Tax target for the 2017-18 fiscal has been pitched at Rs45.21bn.

The development outlay has been projected at Rs208bn. The development portfolio would consist of 1,632 projects, of which 1,182 are ongoing and 450 are new.

It is also 29pc higher than the current ADP, which stood at Rs161bn and its provincial component, was revised upwards to Rs145bn from Rs125bn, while the foreign component slashed to Rs22bn from Rs36bn.

Core development component has been allocated at Rs98bn, while Rs28bn has been allocated to three tiers of district governments across the province.

The province’s foreign aid outlay has been pitched at Rs82bn, including Rs29.4bn grants from international donors and Rs52.2bn loan from the Asian Development Bank to finance Peshawar BRT project.

Development programme also shown inclusion of a CPEC or Chinese investment portfolio having cost of Rs2,452.5bn; however, in the ADP a token allocation of Rs1 million has been made for it.

Mr Said announced that the government was merging 10pc Ad hoc Relief Allowance of 2010 in government employees’ basic pay and would give 10pc allowance on the merged amount.

He said pay and pension raises and other perks and privileges would cost the provincial kitty Rs16bn per annum.

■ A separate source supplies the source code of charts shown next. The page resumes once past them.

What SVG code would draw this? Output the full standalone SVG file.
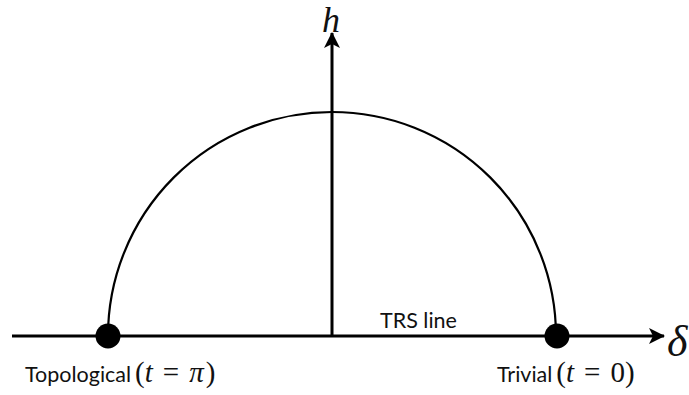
<svg xmlns="http://www.w3.org/2000/svg" width="689" height="395" viewBox="0 0 689 395">
<defs>
<style>
.axis{stroke:#000;stroke-width:3;fill:none}
.arc{stroke:#000;stroke-width:2.2;fill:none}
.lbl{font-family:"Lato","Liberation Sans",sans-serif;font-size:21.5px;fill:#111}
.math{font-family:"Liberation Serif","DejaVu Serif",serif;font-size:29px;fill:#111}
.mathi{font-style:italic}
.dot{fill:#000}
</style>
<marker id="ah" viewBox="0 0 16 16" refX="15" refY="8" markerWidth="16" markerHeight="16" markerUnits="userSpaceOnUse" orient="auto">
<path d="M0,0 L16,8 L0,16 L4,8 Z" fill="#000"/>
</marker>
</defs>
<rect width="689" height="395" fill="#fff"/>
<g id="connectors">
<path class="arc" d="M108,336 A224,224 0 0 1 556,336"/>
<line class="axis" x1="12" y1="336" x2="664" y2="336" marker-end="url(#ah)"/>
<line class="axis" x1="332" y1="336" x2="332" y2="33" marker-end="url(#ah)"/>
</g>
<g id="axis-h"><text class="math mathi" x="322" y="32" style="font-size:36px">h</text></g>
<g id="axis-delta"><text class="math mathi" x="667" y="356" style="font-size:44px">δ</text></g>
<g id="trs"><text class="lbl" x="380" y="328">TRS line</text></g>
<g id="topological">
<circle class="dot" cx="108" cy="336" r="12.5"/>
<text x="25" y="382"><tspan class="lbl">Topological</tspan><tspan class="math" dx="4">(</tspan><tspan class="math mathi">t</tspan><tspan class="math" dx="10">=</tspan><tspan class="math mathi" dx="10">π</tspan><tspan class="math" dx="2">)</tspan></text>
</g>
<g id="trivial">
<circle class="dot" cx="557" cy="336" r="12.5"/>
<text x="497" y="382"><tspan class="lbl">Trivial</tspan><tspan class="math" dx="4">(</tspan><tspan class="math mathi">t</tspan><tspan class="math" dx="10">=</tspan><tspan class="math" dx="10">0)</tspan></text>
</g>
</svg>
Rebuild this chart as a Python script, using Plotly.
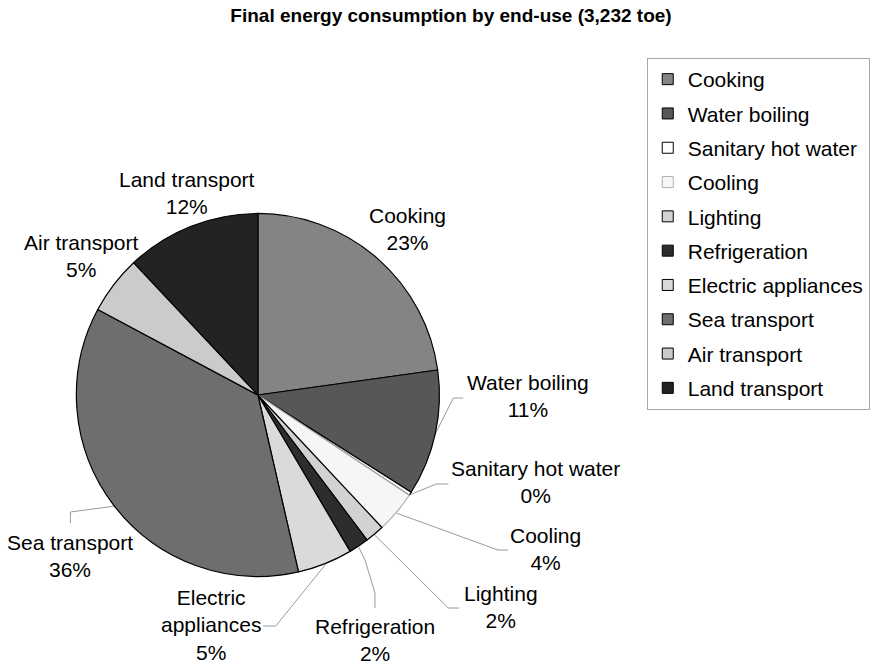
import math
import plotly.graph_objects as go

# Final energy consumption by end-use, in toe
labels = ["Cooking", "Water boiling", "Sanitary hot water", "Cooling", "Lighting",
          "Refrigeration", "Electric appliances", "Sea transport", "Air transport",
          "Land transport"]
values_toe = [737, 362, 10, 120, 55, 58, 158, 1176, 168, 388]
colors = ["#848484", "#575757", "#ffffff", "#f6f6f6", "#d2d2d2",
          "#2d2d2d", "#dadada", "#6e6e6e", "#cbcbcb", "#232323"]
edge_colors = ["#000000", "#000000", "#000000", "#b0b0b0", "#000000",
               "#000000", "#000000", "#000000", "#000000", "#000000"]
# Label text (line breaks) shown beside each slice
label_text = {"Electric appliances": "Electric<br>appliances"}

W, H = 870, 664
CX, CY, R = 260, 395, 183  # pie centre and radius in pixels

# label centre (px) and leader-line bend points (px) per slice
label_pos = {
    "Cooking": (411, 229, []),
    "Water boiling": (532, 396, [(457, 398), (467, 398)]),
    "Sanitary hot water": (540, 482, [(440, 484), (452, 484)]),
    "Cooling": (550, 549, [(502, 550), (512, 550)]),
    "Lighting": (505, 607, [(452, 608), (463, 608)]),
    "Refrigeration": (378, 640, [(368, 560), (378, 593), (378, 608)]),
    "Electric appliances": (213, 625, [(278, 626), (265, 626)]),
    "Sea transport": (71, 556, [(71, 512), (71, 523)]),
    "Air transport": (82, 256, []),
    "Land transport": (189, 193, []),
}

total = sum(values_toe)
font_family = "Liberation Sans, Arial, sans-serif"

fig = go.Figure()
fig.add_trace(go.Pie(
    labels=labels, values=values_toe, sort=False, direction="clockwise",
    marker=dict(colors=colors, line=dict(color=edge_colors, width=1.2)),
    textinfo="none", hoverinfo="label+value+percent",
    domain=dict(x=[(CX - R) / W, (CX + R) / W], y=[1 - (CY + R) / H, 1 - (CY - R) / H]),
    showlegend=False,
))

# leader lines and slice labels
cum = 0.0
annotations = []
for lab, v in zip(labels, values_toe):
    frac = v / total
    mid = cum + frac / 2
    cum += frac
    theta = 2 * math.pi * mid
    ex, ey = CX + R * math.sin(theta), CY - R * math.cos(theta)
    tx, ty, bends = label_pos[lab]
    if bends:
        xs = [ex] + [p[0] for p in bends]
        ys = [ey] + [p[1] for p in bends]
        fig.add_trace(go.Scatter(x=xs, y=ys, mode="lines", showlegend=False,
                                 hoverinfo="skip", line=dict(color="#9a9a9a", width=1)))
    pct = round(frac * 100)
    annotations.append(dict(
        x=tx, y=ty, xref="x", yref="y", showarrow=False,
        text=f"{label_text.get(lab, lab)}<br>{pct}%",
        font=dict(size=21, color="#000000", family=font_family),
        xanchor="center", yanchor="middle", align="center"))

# legend entries: one square swatch per slice
for lab, c, ec in zip(labels, colors, edge_colors):
    fig.add_trace(go.Scatter(
        x=[None], y=[None], mode="markers", name=lab, legendgroup=lab,
        marker=dict(symbol="square", size=11, color=c, line=dict(color=ec, width=1)),
        hoverinfo="skip"))

fig.update_layout(
    width=W, height=H,
    margin=dict(l=0, r=0, t=0, b=0),
    paper_bgcolor="white", plot_bgcolor="rgba(0,0,0,0)",
    title=dict(text="<b>Final energy consumption by end-use (3,232 toe)</b>",
               x=451 / W, y=1 - 15 / H, xanchor="center", yanchor="middle",
               font=dict(size=19, color="#000000", family=font_family)),
    xaxis=dict(range=[0, W], visible=False, fixedrange=True, domain=[0, 1]),
    yaxis=dict(range=[H, 0], visible=False, fixedrange=True, domain=[0, 1]),
    legend=dict(x=652 / W, y=1 - 58 / H, xanchor="left", yanchor="top",
                bgcolor="white", bordercolor="#a8a8a8", borderwidth=1,
                tracegroupgap=4, itemclick=False, itemdoubleclick=False,
                font=dict(size=21, color="#000000", family=font_family)),
    annotations=annotations,
    font=dict(family=font_family),
)

fig.write_html("out.html")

The minister announced 10pc increase in pension, besides swelling minimum labour wage to Rs15,000 from Rs14,000 per month.

Mr Said also presented before the house supplementary budget of Rs47.25bn, including Rs19.28bn current expenditures and Rs27.9bn development expenditures.

Through an amendment in the KP Finance Bill, 2013, ride hailing services have also been included in taxable services.

The Finance Bill 2017-18 also increased taxes on urban immovable properties throughout the province and increased taxes on petrol pumps and CNG stations with convenience stores to Rs22,500 from Rs15,000 and on those without stores to Rs11,500 from Rs7500 per annum.

It also increased tax on service stations to Rs20,000 from Rs15,000, besides enhancing professional tax rates on various professionals and businesses.